§ **PROMPT**
Quote the data below in full, minus the images.

%%

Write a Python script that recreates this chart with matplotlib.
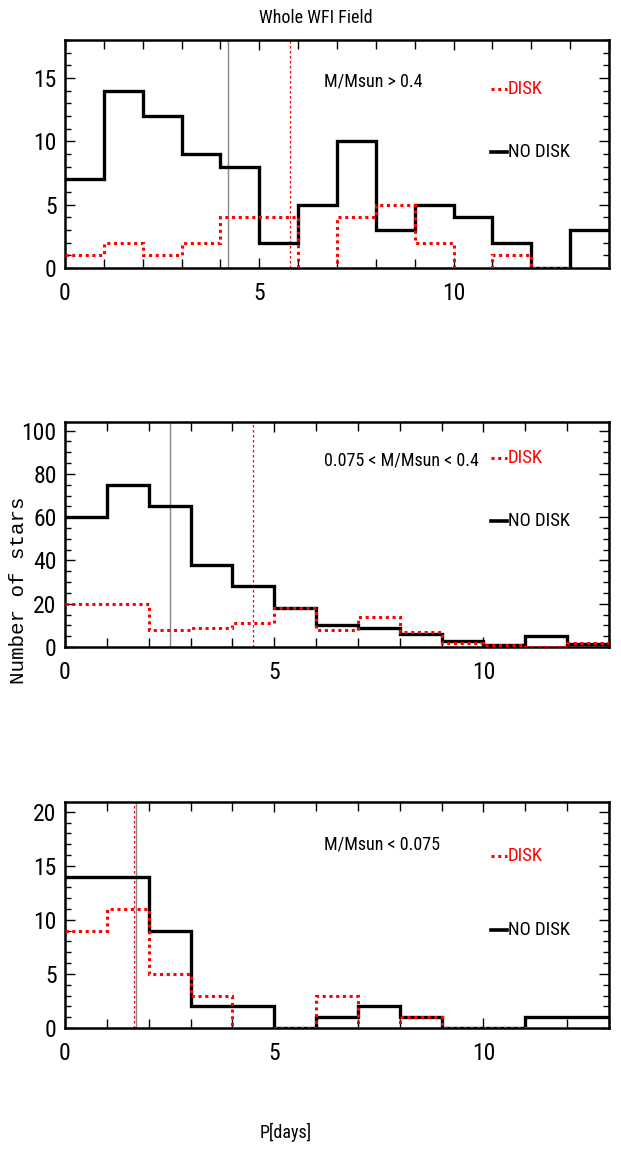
import matplotlib
matplotlib.use("Agg")
import matplotlib.pyplot as plt
from matplotlib.ticker import MultipleLocator
from matplotlib import font_manager

# ---------------- data ----------------
edges_top = list(range(0, 15))
nodisk_top = [7, 14, 12, 9, 8, 2, 5, 10, 3, 5, 4, 2, 0, 3]
disk_top = [1, 2, 1, 2, 4, 4, 0, 4, 5, 2, 0, 1, 0, 0]
med_nodisk_top = 4.2
med_disk_top = 5.8

edges_mid = list(range(0, 14))
nodisk_mid = [60, 75, 65, 38, 28, 18, 10, 9, 6, 3, 1, 5, 1.5]
disk_mid = [20, 20, 8, 9, 11, 18, 8, 14, 7, 2, 1, 0, 2]
med_nodisk_mid = 2.5
med_disk_mid = 4.5

edges_bot = list(range(0, 14))
nodisk_bot = [14, 14, 9, 2, 2, 0, 1, 2, 1, 0, 0, 1, 1]
disk_bot = [9, 11, 5, 3, 0, 0, 3, 0, 1, 0, 0, 0, 0]
med_nodisk_bot = 1.69
med_disk_bot = 1.66

labels = ["M/Msun > 0.4", "0.075 < M/Msun < 0.4", "M/Msun < 0.075"]
xlims = [14, 13, 13]
ylims = [18, 104, 20.9]
ymajor = [5, 20, 5]
yminor = [1, 5, 1]

title = "Whole WFI Field"
xlabel = "P[days]"
ylabel = "Number of stars"
legend_disk = "DISK"
legend_nodisk = "NO DISK"

names = {f.name for f in font_manager.fontManager.ttflist}
NARROW = [n for n in ["Roboto Condensed", "Liberation Sans Narrow",
                      "Open Sans Condensed", "Liberation Sans"] if n in names]
NARROW.append("DejaVu Sans")

fig = plt.figure(figsize=(6.21, 11.51), dpi=100)

W, H = 621.0, 1151.0
left = 65 / W
width = (609 - 65) / W
panel_pix = [(40, 268), (422, 647), (802, 1028)]
# (text_x, text_y, disk_y, nodisk_y) in axes fraction
txtpos = [(0.477, 0.816, 0.785, 0.509),
          (0.477, 0.831, 0.840, 0.560),
          (0.477, 0.810, 0.761, 0.434)]

panels = [
    (edges_top, nodisk_top, disk_top, med_nodisk_top, med_disk_top),
    (edges_mid, nodisk_mid, disk_mid, med_nodisk_mid, med_disk_mid),
    (edges_bot, nodisk_bot, disk_bot, med_nodisk_bot, med_disk_bot),
]

FS = 13
for i, (edges, nd, d, mnd, md) in enumerate(panels):
    top_px, bot_px = panel_pix[i]
    ax = fig.add_axes([left, 1 - bot_px / H, width, (bot_px - top_px) / H])
    ax.stairs(nd, edges, baseline=None, color="black", lw=2.4, zorder=3)
    ax.stairs(d, edges, baseline=None, color="red", lw=2.2,
              linestyle=(0, (1, 1.2)), zorder=4)
    ax.axvline(mnd, color="#888888", lw=1.0, zorder=2)
    ax.axvline(md, color="red", lw=0.9, linestyle=(0, (2, 2)), zorder=2)
    ax.set_xlim(0, xlims[i])
    ax.set_ylim(0, ylims[i])
    ax.xaxis.set_major_locator(MultipleLocator(5))
    ax.xaxis.set_minor_locator(MultipleLocator(1))
    ax.yaxis.set_major_locator(MultipleLocator(ymajor[i]))
    ax.yaxis.set_minor_locator(MultipleLocator(yminor[i]))
    ax.tick_params(which="both", direction="in", top=True, right=True,
                   width=1.0, labelsize=17)
    ax.tick_params(axis="x", which="major", length=7.5, pad=10)
    ax.tick_params(axis="x", which="minor", length=6.5)
    ax.tick_params(axis="y", which="major", length=7.5, pad=6)
    ax.tick_params(axis="y", which="minor", length=4)
    for lab in ax.get_xticklabels() + ax.get_yticklabels():
        lab.set_family(NARROW)
    for sp in ax.spines.values():
        sp.set_linewidth(1.8)

    tx, ty, dy, ndy = txtpos[i]
    ax.text(tx, ty, labels[i], transform=ax.transAxes, fontsize=FS,
            family=NARROW, ha="left", va="center")
    ax.plot([0.783, 0.812], [dy, dy], transform=ax.transAxes, color="red",
            lw=2.2, linestyle=(0, (1, 1.2)), clip_on=False)
    ax.text(0.814, dy, legend_disk, transform=ax.transAxes, fontsize=FS + 0.5,
            family=NARROW, color="red", ha="left", va="center")
    ax.plot([0.783, 0.812], [ndy, ndy], transform=ax.transAxes,
            color="black", lw=2.6, clip_on=False)
    ax.text(0.814, ndy, legend_nodisk, transform=ax.transAxes,
            fontsize=FS + 0.5, family=NARROW, color="black",
            ha="left", va="center")

fig.text(316 / W, 1 - 18 / H, title, fontsize=FS, family=NARROW,
         ha="center", va="center")
fig.text(286 / W, 1 - 1132 / H, xlabel, fontsize=FS, family=NARROW,
         ha="center", va="center")
fig.text(19 / W, 1 - 590 / H, ylabel, fontsize=15, family="Liberation Mono",
         rotation=90, ha="center", va="center")

fig.savefig("out.png", dpi=100)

%%

§ **CORRECT OUTPUT**
Write a Python script that recreates this chart with matplotlib.
import matplotlib
matplotlib.use("Agg")
import matplotlib.pyplot as plt
from matplotlib.ticker import MultipleLocator
from matplotlib import font_manager

# ---------------- data ----------------
edges_top = list(range(0, 15))
nodisk_top = [7, 14, 12, 9, 8, 2, 5, 10, 3, 5, 4, 2, 0, 3]
disk_top = [1, 2, 1, 2, 4, 4, 0, 4, 5, 2, 0, 1, 0, 0]
med_nodisk_top = 4.2
med_disk_top = 5.8

edges_mid = list(range(0, 14))
nodisk_mid = [60, 75, 65, 38, 28, 18, 10, 9, 6, 3, 1, 5, 1.5]
disk_mid = [20, 20, 8, 9, 11, 18, 8, 14, 7, 2, 1, 0, 2]
med_nodisk_mid = 2.5
med_disk_mid = 4.5

edges_bot = list(range(0, 14))
nodisk_bot = [14, 14, 9, 2, 2, 0, 1, 2, 1, 0, 0, 1, 1]
disk_bot = [9, 11, 5, 3, 0, 0, 3, 0, 1, 0, 0, 0, 0]
med_nodisk_bot = 1.69
med_disk_bot = 1.66

labels = ["M/Msun > 0.4", "0.075 < M/Msun < 0.4", "M/Msun < 0.075"]
xlims = [14, 13, 13]
ylims = [18, 104, 20.9]
ymajor = [5, 20, 5]
yminor = [1, 5, 1]

title = "Whole WFI Field"
xlabel = "P[days]"
ylabel = "Number of stars"
legend_disk = "DISK"
legend_nodisk = "NO DISK"

names = {f.name for f in font_manager.fontManager.ttflist}
NARROW = [n for n in ["Roboto Condensed", "Liberation Sans Narrow",
                      "Open Sans Condensed", "Liberation Sans"] if n in names]
NARROW.append("DejaVu Sans")

fig = plt.figure(figsize=(6.21, 11.51), dpi=100)

W, H = 621.0, 1151.0
left = 65 / W
width = (609 - 65) / W
panel_pix = [(40, 268), (422, 647), (802, 1028)]
# (text_x, text_y, disk_y, nodisk_y) in axes fraction
txtpos = [(0.477, 0.816, 0.785, 0.509),
          (0.477, 0.831, 0.840, 0.560),
          (0.477, 0.810, 0.761, 0.434)]

panels = [
    (edges_top, nodisk_top, disk_top, med_nodisk_top, med_disk_top),
    (edges_mid, nodisk_mid, disk_mid, med_nodisk_mid, med_disk_mid),
    (edges_bot, nodisk_bot, disk_bot, med_nodisk_bot, med_disk_bot),
]

FS = 13
for i, (edges, nd, d, mnd, md) in enumerate(panels):
    top_px, bot_px = panel_pix[i]
    ax = fig.add_axes([left, 1 - bot_px / H, width, (bot_px - top_px) / H])
    ax.stairs(nd, edges, baseline=None, color="black", lw=2.4, zorder=3)
    ax.stairs(d, edges, baseline=None, color="red", lw=2.2,
              linestyle=(0, (1, 1.2)), zorder=4)
    ax.axvline(mnd, color="#888888", lw=1.0, zorder=2)
    ax.axvline(md, color="red", lw=0.9, linestyle=(0, (2, 2)), zorder=2)
    ax.set_xlim(0, xlims[i])
    ax.set_ylim(0, ylims[i])
    ax.xaxis.set_major_locator(MultipleLocator(5))
    ax.xaxis.set_minor_locator(MultipleLocator(1))
    ax.yaxis.set_major_locator(MultipleLocator(ymajor[i]))
    ax.yaxis.set_minor_locator(MultipleLocator(yminor[i]))
    ax.tick_params(which="both", direction="in", top=True, right=True,
                   width=1.0, labelsize=17)
    ax.tick_params(axis="x", which="major", length=7.5, pad=10)
    ax.tick_params(axis="x", which="minor", length=6.5)
    ax.tick_params(axis="y", which="major", length=7.5, pad=6)
    ax.tick_params(axis="y", which="minor", length=4)
    for lab in ax.get_xticklabels() + ax.get_yticklabels():
        lab.set_family(NARROW)
    for sp in ax.spines.values():
        sp.set_linewidth(1.8)

    tx, ty, dy, ndy = txtpos[i]
    ax.text(tx, ty, labels[i], transform=ax.transAxes, fontsize=FS,
            family=NARROW, ha="left", va="center")
    ax.plot([0.783, 0.812], [dy, dy], transform=ax.transAxes, color="red",
            lw=2.2, linestyle=(0, (1, 1.2)), clip_on=False)
    ax.text(0.814, dy, legend_disk, transform=ax.transAxes, fontsize=FS + 0.5,
            family=NARROW, color="red", ha="left", va="center")
    ax.plot([0.783, 0.812], [ndy, ndy], transform=ax.transAxes,
            color="black", lw=2.6, clip_on=False)
    ax.text(0.814, ndy, legend_nodisk, transform=ax.transAxes,
            fontsize=FS + 0.5, family=NARROW, color="black",
            ha="left", va="center")

fig.text(316 / W, 1 - 18 / H, title, fontsize=FS, family=NARROW,
         ha="center", va="center")
fig.text(286 / W, 1 - 1132 / H, xlabel, fontsize=FS, family=NARROW,
         ha="center", va="center")
fig.text(19 / W, 1 - 590 / H, ylabel, fontsize=15, family="Liberation Mono",
         rotation=90, ha="center", va="center")

fig.savefig("out.png", dpi=100)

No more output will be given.